For what is likely to be regarded as a key part of his legacy, Mr McLaughlin declared that “this change is hugely important when elected members are dealing with international matters, or indeed when dealing with the UK Government or any other government.”

“Government officials”, he pointed out, “understand intuitively that a legislative assembly is an inferior body in constitutional terms to that of a parliament.”

“I believe that it is less likely that the UK Parliament will seek to deal with another parliament in the way that, on occasion, they have dealt with this Legislative Assembly in the past, “ he added.

There are also plans to make the Legislative Assembly independent of the Executive branch of government by assigning its own departmental budget as a separate entity.

Another important change is an additional section that will allow the introduction of Parliamentary Secretaries who will be an elected representative appointed by the Governor acting on the advice of the Premier.

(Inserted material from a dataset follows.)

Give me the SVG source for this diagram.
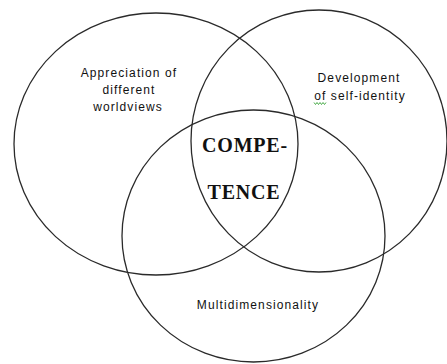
<svg xmlns="http://www.w3.org/2000/svg" width="447" height="364" viewBox="0 0 447 364">
  <style>
    .ring { fill: none; stroke: #2a2a2a; stroke-width: 1.3; }
    .lbl { font-family: "Liberation Sans", Arial, sans-serif; font-size: 12px; letter-spacing: 1.1px; fill: #111; text-anchor: middle; }
    .core { font-family: "Liberation Serif", "Times New Roman", serif; font-size: 20px; font-weight: bold; letter-spacing: 0.8px; fill: #111; text-anchor: middle; }
  </style>
  <rect width="447" height="364" fill="#ffffff"/>
  <g id="worldviews">
    <ellipse class="ring" cx="156" cy="144" rx="142" ry="131"/>
    <text class="lbl" x="129" y="77">Appreciation of</text>
    <text class="lbl" x="129" y="94">different</text>
    <text class="lbl" x="128" y="111">worldviews</text>
  </g>
  <g id="self-identity">
    <ellipse class="ring" cx="319" cy="141" rx="128" ry="131"/>
    <text class="lbl" x="359" y="82">Development</text>
    <text class="lbl" x="360" y="100">of self-identity</text>
    <path d="M314,102.5 l1.5,2 l1.5,-2 l1.5,2 l1.5,-2 l1.5,2 l1.5,-2 l1.5,2 l1.5,-2" fill="none" stroke="#3aa53a" stroke-width="0.9"/>
  </g>
  <g id="multidimensionality">
    <ellipse class="ring" cx="253.5" cy="236" rx="131.5" ry="126"/>
    <text class="lbl" x="258" y="309">Multidimensionality</text>
  </g>
  <g id="competence">
    <text class="core" x="245" y="152">COMPE-</text>
    <text class="core" x="244" y="199">TENCE</text>
  </g>
  <g id="connectors"/>
</svg>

Parliamentary Secretaries will assume the roles which Councillors now have.

The UK has also agreed to amend Section 71 of the Constitution to remove from the Governor the power and authority to create standing orders and to transfer that to the Legislative Assembly.

From the upcoming general election, the number of ministers will be increased with a change to Section 44(1) which will be amended with the addition of another portfolio.

That will take the number of ministers from 6 to 7 plus the Premier, which makes for a cabinet of 8 elected members in addition to the Attorney General, the Deputy Governor and the Governor as chair.

A further provision under the constitutional changes will be the creation of the Police Service Commission.

SIGNIFICANT ACHIEVEMENTS

According to Premier McLaughlin, this package of reforms, including several other administrative changes, “constitutes important changes to the overall advancement of these Islands and indeed some are critical to the well-being of these Islands.”

“We can all be proud of the significance of these constitutional reforms that will help to move this country to a whole new level, where we have greater autonomy, greater responsibility and a greater sense of insulation from international assaults on our right to control our own destiny,” he said.

The package of reforms was negotiated in December of 2018 and is now going through the UK’s review process as an amended Draft Order In Council – which is entitled 'The Cayman Islands Constitutional (Amendment) Order 2020'.

That process includes being reviewed by the Foreign Affairs Committee and the Privy Council.

Commenting on the process to date, the Premier noted that “those who attended the negotiations in London in 2018, including MLA Alva Suckoo, and then Leader of the Opposition, MLA Ezzard Miller, can attest that the negotiated package of reforms, including the removal of Section 81 was hard-won and brought significant benefits to the Cayman Islands.”

“These wins came about because the UK Government recognised how far we have matured as a country and as a Legislature and in the end had agreed to many of the reforms being sought,” he pointed out.